Le projet de loi de financement de la sécurité sociale (PLFSS) pour 2021 ne ressemblera à aucun autre. En présentant fin septembre les grandes lignes de ce texte annuel à la base des politiques de santé, le gouvernement en était conscient. Il s’agit de « l’un des exercices les plus singuliers depuis la création du PLFSS en 1996 », expliquait-il. Les travaux parlementaires débutent officiellement ce 7 octobre, jour de l'adoption du texte en Conseil des ministres, avec l’audition d’Olivier Véran, ministre des Solidarités et de la Santé, et d’Olivier Dussopt, ministre délégué chargé des comptes publics, devant les deux chambres du Parlement. La nouvelle commission des Affaires sociales du Sénat, présidée par la sénatrice LR Catherine Deroche, va les entendre à 18h30.
Sans tenir compte des crédits liés à la crise de la Covid-19, l’objectif national des dépenses d'assurance maladie (Ondam) progressera de 6 % en 2021, soit 12,5 milliards de dépenses d’assurance maladie supplémentaires. En 2020, l’Ondam devrait augmenter de 7,6 %, sous l’effet des réponses à la crise sanitaire et d’une partie des engagements du Ségur de la Santé conclu cet été. Durant les années 2010, l’Ondam progressait chaque année à un niveau légèrement supérieur à 2%.

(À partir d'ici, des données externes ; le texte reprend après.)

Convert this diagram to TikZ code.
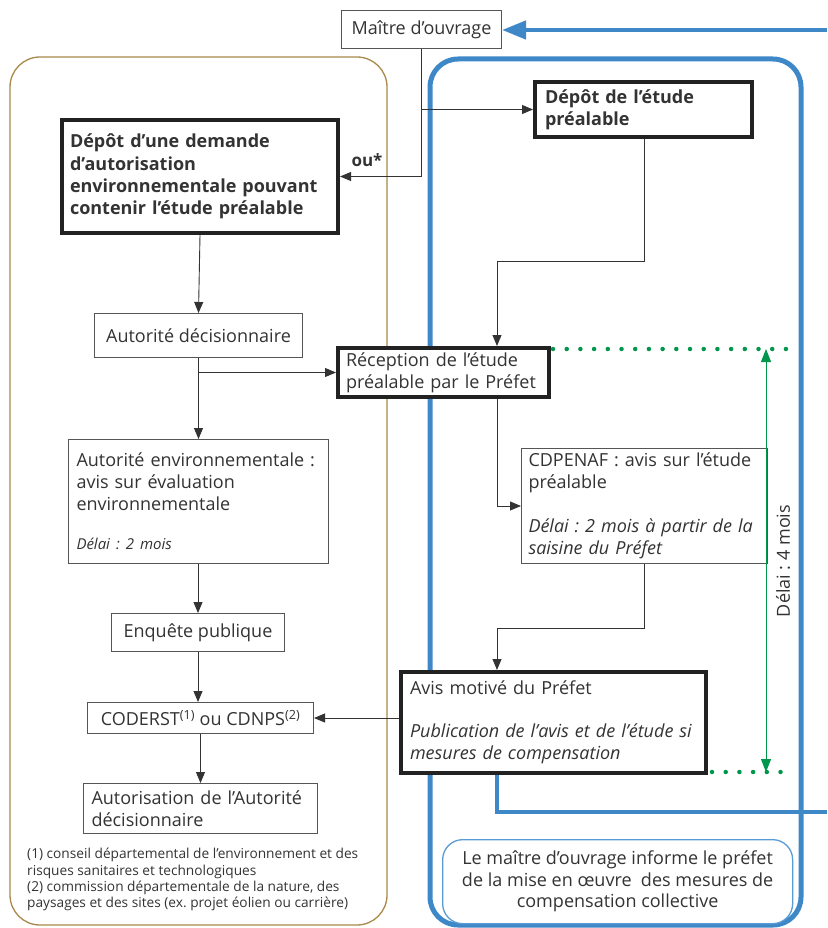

Ce PLFSS traduit les engagements du gouvernement pris dans le cadre du Ségur de la Santé, réuni pour répondre au malaise des personnels soignants. Il prévoit notamment 8,8 milliards d’euros de revalorisation salariale pour les personnels hospitaliers et les Ehpad sur la période 2020-2023. L’augmentation mensuelle de 90 euros par mois en septembre sera suivie d’une nouvelle revalorisation de 93 euros en mars 2021.
Plongeon du déficit du régime général en 2020
Aux mesures d’urgence liées à la crise, s’ajoutent des pertes importantes de recettes, notamment la chute de rentrée des cotisations sociales pendant le confinement. Alors qu’il se rapprochait de l’équilibre en 2018 et en 2019 (déficit à 1,9 milliard d’euros), le solde de la Sécurité sociale s’est brutalement dégradé en 2020. Le déficit du régime général et du Fonds de solidarité vieillesse est attendu à 44,4 milliards cette année. Le redressement de la trajectoire des comptes sociaux sera long. En 2021, le déficit devrait se stabiliser entre 25 et 30 milliards, et ne devrait pas repasser sous la barre des 20 milliards les trois années suivantes.
Lors de l’examen du dernier texte social cet été (projet de loi relatif à la dette sociale et à l’autonomie), le Sénat à majorité de droite et du centre avait notamment insisté sur la nécessité de rendre le système de protection sociale français soutenable pour les générations futures, en plein débat sur l’amortissement de la dette sociale. Le Sénat avait notamment plaidé pour l’instauration d’une règle d’or, hors période de crise majeure (relire notre article).
La Cour des comptes appelle à agir pour sauvegarder la Sécurité sociale dans la durée
Ce 7 octobre, c’est la Cour des comptes qui a tiré la sonnette d’alarme sur la trajectoire budgétaire dans son rapport annuel, s’inquiétant de la pérennité de la Sécu. Pour rétablir l’équilibre financier, les magistrats recommandent notamment d’approfondir la réforme des groupements hospitaliers de territoire ou encore de simplifier le système de financement des hôpitaux, un aspect qui sera d’ailleurs abordé par le présent PLFSS. Plaidant pour une amélioration de « l’efficience de notre système de santé », les Sages de la rue Cambon poussent pour une meilleure régulation des prescriptions de dispositifs médicaux. Ils résument ainsi l’enjeu : il faut agir sur les « ressorts structurels de la dépense d’assurance maladie sans pour autant réduire la qualité de prise en charge des patients ».
Ils appellent également à « mieux cibler certaines dépenses de solidarité ». Selon eux, les minima de pensions indispensables aux petites retraites gagneraient à être « harmonisés » et « simplifiés ». Ils notent aussi que la branche famille de la Sécu a échoué à atteindre les objectifs de création de places dans les crèches, « malgré l’augmentation des financements », et à réduire les inégalités territoriales.
Avant la loi sur le grand âge et l’autonomie, ce PLFSS 2021 matérialisera aussi la mise en place de la cinquième branche de la Sécurité sociale, actée cet été par le Parlement. La politique de l’autonomie disposera de recettes qui lui sont propres.